A host of potential objections spring to mind, but the objections are, on the whole, easily surmounted. The employee must commit to a period of pension payments once the debt is repaid; the employer wins staff loyalty; the government saves on benefits in the long-term; and two inter-related problems – rising debt and falling savings – would be tackled in what is arguably a win-win scenario.

Another simple but effective proposal in the report is already in action – a "save back" option allowing shoppers to divert money into their savings accounts at the point of purchase, in the same way that they can request cash back. Some supermarkets already offer Save Back, including Sainsbury's, and it will feature prominently in the Tesco Bank proposition.

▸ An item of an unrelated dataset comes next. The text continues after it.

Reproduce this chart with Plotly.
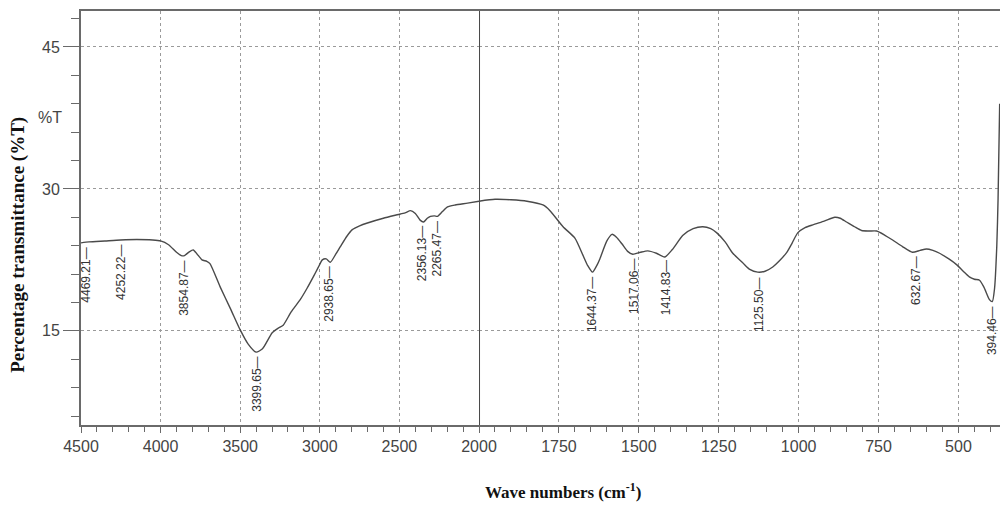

The new government has so far given no indication that it has credible ideas to tackle the savings crisis. Instead, it has announced two policies – raising capital gains tax and scrapping child trust funds – that undermine George Osborne's pre-election rhetoric about restoring the savings culture. If the government is serious about creating a new savings culture, fresh thinking, such as Aegon's proposals, must be taken seriously.

Equitable Life

A YEAR ago the Parliamentary Ombudsman, Ann Abraham, criticised ministers for rejecting her recommendations on Equitable Life. In 2008, Abraham found that regulatory failure by various government departments contributed to thousands of policyholders losing their retirement savings after the near-collapse of the insurer in 2000. The government acknowledged some regulatory failures, but decided that compensation would be means-tested.

Now the new government says it will set up an independent scheme in which non-means-tested redress would be paid to former and existing policyholders and the dependants of policyholders who had died. All very promising, but policyholders are not counting their chickens just yet – with a cost that could reach 5 billion, the promised compensation will doubtless be subject to yet more delays and revision.